Windows 8 is being touted as a major change in the way that people will use and interact with their PCs, tablets and other devices. Much of the change is evident in the user interface, with its tiled appearance and app-friendly setup. But there are some important changes behind the scenes, as well, and many of them are designed to make life online safer and more secure for users.
Here’s eight quick tips on how to keep Windows 8 running securely:
Turn on Family Safety. This feature allows parents to set up separate accounts for each child and have the option of receiving reports on the kids’ activities online. Parents can create lists of allowed sites and will be able to see which sites their kids visited, how much time they spent on them and which blocked sites they tried to visit, as well.
Use automatic updates. This should be one of the first things you do on any new Windows PC. Using automatic updates removes the worry from the patching process and instructs Windows to download and install new updates as soon as they’re available.
Be smart. Microsoft has added a new anti-phishing feature to Windows 8 called SmartScreen, which helps protect users against fraudulent sites or malicious apps. It checks downloaded apps against a reputation database to see whether they’re known to be malicious.

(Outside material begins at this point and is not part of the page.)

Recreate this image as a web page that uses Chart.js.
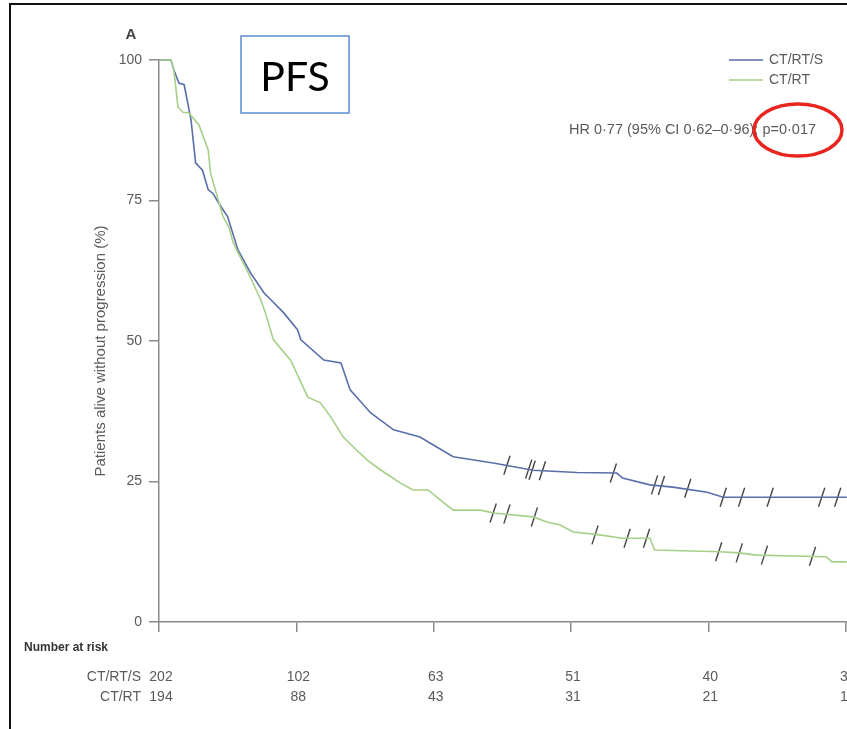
<!DOCTYPE html>
<html>
<head>
<meta charset="utf-8">
<script src="https://cdn.jsdelivr.net/npm/chart.js@4.4.1/dist/chart.umd.min.js"></script>
<style>
  html, body { margin: 0; padding: 0; background: #fff; overflow: hidden; }
  #wrap { position: relative; width: 847px; height: 729px; overflow: hidden; }
  canvas { position: absolute; left: 0; top: 0; }
</style>
</head>
<body>
<div id="wrap"><canvas id="km" width="880" height="729"></canvas></div>
<script>
// values (months, % without progression)
var riskTimes = [0, 12, 24, 36, 48, 60];
var riskCTRTS = [202, 102, 63, 51, 40, 32];
var riskCTRT = [194, 88, 43, 31, 21, 13];
var yTicks = [0, 25, 50, 75, 100];

var ctrtsTime = [0, 1.05, 1.3, 1.74, 2.2, 2.8, 3.2, 3.8, 4.3, 4.7, 5.2, 6.0, 6.9, 8.0, 9.2, 9.8, 10.9, 12.1, 12.4, 14.4, 15.9, 16.7, 18.5, 20.5, 22.8, 24.3, 25.7, 29.2, 32.7, 36.5, 40.0, 40.5, 42.9, 44.9, 47.9, 49.3, 60.1];
var ctrtsPct  = [100, 100, 98.2, 95.9, 95.6, 89.3, 81.7, 80.4, 76.9, 76.3, 74.6, 72.1, 66.2, 62.1, 58.5, 57.3, 55.0, 52.0, 50.2, 46.6, 46.1, 41.3, 37.2, 34.2, 32.9, 31.1, 29.4, 28.3, 27.0, 26.6, 26.5, 25.6, 24.4, 24.0, 23.1, 22.2, 22.2];

var ctrtTime = [0, 1.05, 1.3, 1.66, 2.1, 2.6, 3.5, 4.3, 4.5, 5.1, 5.6, 6.1, 6.5, 7.8, 8.9, 9.3, 10.0, 11.5, 13.0, 14.1, 15.0, 16.1, 17.0, 18.2, 19.4, 21.1, 22.2, 23.5, 24.6, 25.7, 28.1, 29.2, 32.7, 33.9, 35.0, 36.2, 38.5, 40.5, 42.9, 43.3, 49.0, 50.7, 52.2, 58.3, 58.8, 60.1];
var ctrtPct  = [100, 100, 98.2, 91.6, 90.7, 90.6, 88.4, 84.0, 79.9, 75.6, 72.1, 70.3, 67.4, 62.1, 57.3, 55.0, 50.2, 46.6, 40.0, 39.0, 36.5, 32.9, 31.1, 28.8, 27.0, 24.7, 23.5, 23.5, 21.7, 19.9, 19.9, 19.4, 18.7, 17.8, 17.3, 16.0, 15.5, 14.9, 14.9, 12.8, 12.5, 12.3, 11.9, 11.6, 10.7, 10.7];

var ctrtsCensorTime = [30.4, 32.3, 32.6, 33.5, 39.7, 43.3, 43.9, 46.2, 49.3, 50.9, 53.4, 57.9, 59.3];
var ctrtsCensorPct  = [27.9, 27.2, 27.0, 26.9, 26.5, 24.4, 24.3, 23.8, 22.2, 22.2, 22.2, 22.2, 22.2];
var ctrtCensorTime = [29.2, 30.4, 32.8, 38.1, 40.9, 42.6, 48.9, 50.7, 52.9, 57.1];
var ctrtCensorPct  = [19.4, 19.2, 18.7, 15.5, 14.9, 14.9, 12.5, 12.3, 11.9, 11.7];

var BLUE = '#5a6ea9';
var GREEN = '#a6cf88';
var AXIS = '#8a8a8a';
var TEXT = '#5a5a5a';
var SANS = '"Liberation Sans", Arial, sans-serif';

function pts(xs, ys) {
  return xs.map(function (x, i) { return { x: x, y: ys[i] }; });
}

var decorations = {
  id: 'decorations',
  afterDraw: function (chart) {
    var ctx = chart.ctx;
    var xs = chart.scales.x;
    ctx.save();

    // frame of the cropped figure
    ctx.strokeStyle = '#111';
    ctx.lineWidth = 2;
    ctx.beginPath();
    ctx.moveTo(10, 729);
    ctx.lineTo(10, 4);
    ctx.lineTo(880, 4);
    ctx.stroke();

    // panel letter
    ctx.fillStyle = '#444';
    ctx.font = 'bold 15px ' + SANS;
    ctx.textAlign = 'center';
    ctx.textBaseline = 'middle';
    ctx.fillText('A', 131, 35);

    // y axis title
    ctx.save();
    ctx.translate(101, 351);
    ctx.rotate(-Math.PI / 2);
    ctx.font = '15px ' + SANS;
    ctx.fillStyle = TEXT;
    ctx.fillText('Patients alive without progression (%)', 0, 0);
    ctx.restore();

    // legend
    ctx.lineWidth = 1.5;
    ctx.strokeStyle = BLUE;
    ctx.beginPath(); ctx.moveTo(729, 60); ctx.lineTo(763, 60); ctx.stroke();
    ctx.strokeStyle = GREEN;
    ctx.beginPath(); ctx.moveTo(729, 80); ctx.lineTo(763, 80); ctx.stroke();
    ctx.font = '14px ' + SANS;
    ctx.fillStyle = TEXT;
    ctx.textAlign = 'left';
    ctx.fillText('CT/RT/S', 769, 60);
    ctx.fillText('CT/RT', 769, 80);

    // hazard ratio
    ctx.font = '14.5px ' + SANS;
    ctx.fillText('HR 0\u00b777 (95% CI 0\u00b762\u20130\u00b796); p=0\u00b7017', 569, 130);

    // number at risk
    ctx.font = 'bold 12px ' + SANS;
    ctx.fillStyle = '#333';
    ctx.fillText('Number at risk', 24, 648);
    ctx.font = '14px ' + SANS;
    ctx.fillStyle = TEXT;
    ctx.textAlign = 'right';
    ctx.fillText('CT/RT/S', 141, 677);
    ctx.fillText('CT/RT', 141, 697);
    ctx.textAlign = 'center';
    riskTimes.forEach(function (t, i) {
      var px = xs.getPixelForValue(t) + 2;
      ctx.fillText(String(riskCTRTS[i]), px, 677);
      ctx.fillText(String(riskCTRT[i]), px, 697);
    });

    // annotation box
    ctx.strokeStyle = '#5b8ccf';
    ctx.lineWidth = 1.5;
    ctx.strokeRect(241, 36, 108, 77);
    ctx.fillStyle = '#000';
    ctx.font = '41px Lato, ' + SANS;
    ctx.fillText('PFS', 295, 78);

    // red ellipse around p value
    ctx.strokeStyle = '#e8261f';
    ctx.lineWidth = 3.5;
    ctx.beginPath();
    ctx.ellipse(798, 130, 44, 26, 0, 0, Math.PI * 2);
    ctx.stroke();

    ctx.restore();
  }
};

var censorStyle = {
  type: 'line',
  showLine: false,
  pointStyle: 'line',
  pointRadius: 10,
  pointRotation: -72,
  pointBorderWidth: 1.4,
  borderColor: '#444',
  backgroundColor: '#444',
  clip: false
};

new Chart(document.getElementById('km'), {
  type: 'line',
  data: {
    datasets: [
      { label: 'CT/RT', data: pts(ctrtTime, ctrtPct), borderColor: GREEN, borderWidth: 1.6, pointRadius: 0, tension: 0, clip: false },
      { label: 'CT/RT/S', data: pts(ctrtsTime, ctrtsPct), borderColor: BLUE, borderWidth: 1.6, pointRadius: 0, tension: 0, clip: false },
      Object.assign({ label: 'CT/RT censored', data: pts(ctrtCensorTime, ctrtCensorPct) }, censorStyle),
      Object.assign({ label: 'CT/RT/S censored', data: pts(ctrtsCensorTime, ctrtsCensorPct) }, censorStyle)
    ]
  },
  options: {
    responsive: false,
    animation: false,
    devicePixelRatio: 1,
    layout: { padding: { left: 0, top: 60, right: 0, bottom: 0 } },
    plugins: { legend: { display: false }, tooltip: { enabled: false } },
    scales: {
      x: {
        type: 'linear',
        min: 0,
        max: 62,
        afterBuildTicks: function (s) { s.ticks = riskTimes.map(function (v) { return { value: v }; }); },
        afterFit: function (s) { s.height = 107; },
        ticks: { display: false },
        grid: { drawOnChartArea: false, drawTicks: true, tickLength: 10, color: AXIS, lineWidth: 1.5 },
        border: { color: AXIS, width: 1.5 }
      },
      y: {
        min: 0,
        max: 100,
        afterBuildTicks: function (s) { s.ticks = yTicks.map(function (v) { return { value: v }; }); },
        afterFit: function (s) { s.width = 159; },
        ticks: { color: TEXT, padding: 7, font: { family: SANS, size: 14 } },
        grid: { drawOnChartArea: false, drawTicks: true, tickLength: 10, color: AXIS, lineWidth: 1.5 },
        border: { color: AXIS, width: 1.5 }
      }
    }
  },
  plugins: [decorations]
});
</script>
</body>
</html>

The feature also is deployed in Internet Explorer and warn users when they hit a reported attack site. Heed these warnings.
Encrypt your data. Math is hard, even for attackers with lots of time and powerful computers at their disposal. So take advantage of the beauty of massive integers and use the built-in data encryption feature in Windows 8, known as BitLocker. Once enabled, this system will automatically encrypt any files or other data stored on designated drives, making it useless to hackers.

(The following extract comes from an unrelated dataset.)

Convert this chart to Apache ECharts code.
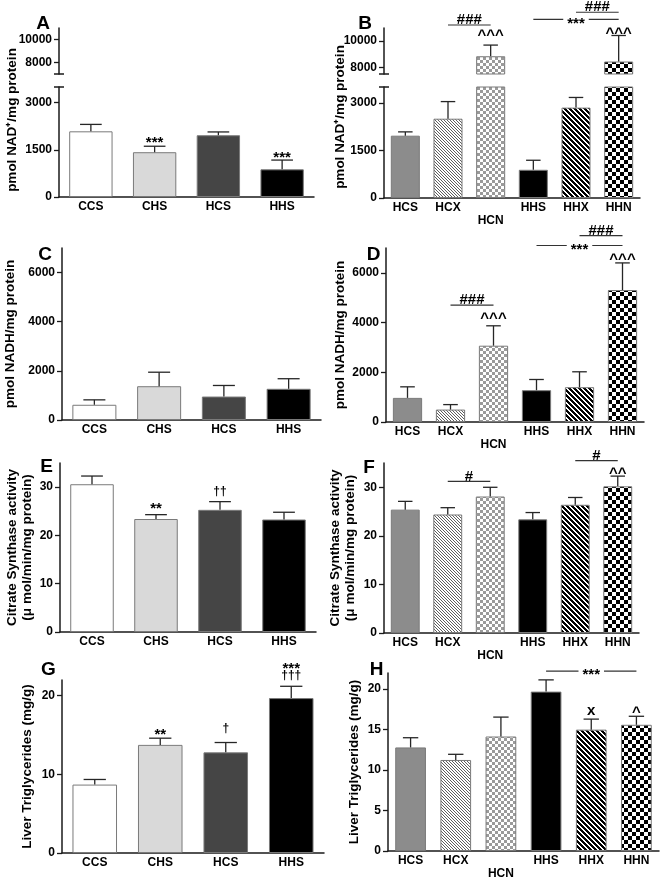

Run antimalware software. This should go without saying at this point, but you need to run antimalware software on all of your computers. Windows 8 includes an application called Windows Defender that provides basic protection against viruses and other threats, but you also should install a premium antimalware product, such as Kaspersky Internet Security or Kaspersky PURE, that is designed to work with Windows 8. This will defend your PC against the broadest set of threats, including unknown malware.
Use picture passwords. Typical alphanumeric passwords are easy prey for attackers, so Microsoft has added a new feature that allows users to select an image from their photo library and then perform several gestures on the photo, either with a mouse or on the touchscreen. Those gestures on the photo become part of the authentication method and are required to be performed in the same way on the same photo in order to unlock the machine.
Turn on the firewall. Windows includes a built-in firewall, which helps prevent malicious traffic from getting through to your PC. It’s enabled by default, so unless you have a *very* good reason, leave it alone.
Remove Java. There’s no good reason to have Java installed on your PC these days, and there’s a very good reason not to have it: attackers target Java more than almost any other software. Java vulnerabilities are plentiful and easily exploitable and so hackers love to use them in attacks. If Java is installed on your Windows 8 PC, disable it or remove it.